Stock Transfer lets a multi-location retailer move slow-moving stock to a location where it’s actually selling, instead of buying more of the same item for a store where it’s stalled.

6. How Seasonality Affects Turnover
Turnover ratio naturally swings across the year for most retail categories — holiday-driven inventory turns fast in November and December and slower the rest of the year; outdoor and seasonal goods follow the same pattern in reverse. Measuring turnover ratio on an annual basis can hide these swings; checking it quarterly or monthly for seasonal categories gives a more accurate read on whether a slow period is normal seasonality or an actual purchasing problem.

7. Common Questions
What’s considered a good inventory turnover ratio?
Most retailers aim for 5-10 annually, but the right number depends heavily on your specific product category.
What does a low inventory turnover ratio mean?
Usually overstocking, slow-moving products, or purchasing that isn’t matched to actual demand.
How is this different from sell-through rate?
They’re related but distinct — sell-through rate measures a specific batch of received inventory sold within a period; turnover ratio measures overall inventory efficiency across a full period.
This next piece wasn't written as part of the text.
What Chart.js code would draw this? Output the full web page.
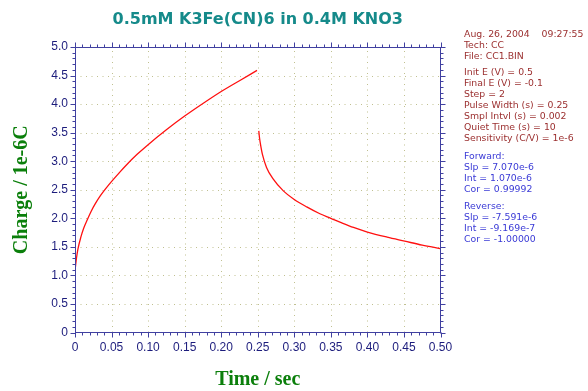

See the Sell-Through Rate guide for the full comparison.
How often should I calculate my turnover ratio?
Annually for a general health check, but quarterly or monthly if your category is seasonal.
Closing
Tracking and improving your inventory turnover ratio comes down to having the right visibility into what’s selling and the tools to act on it — from real-time reporting to moving stock where it’s actually needed.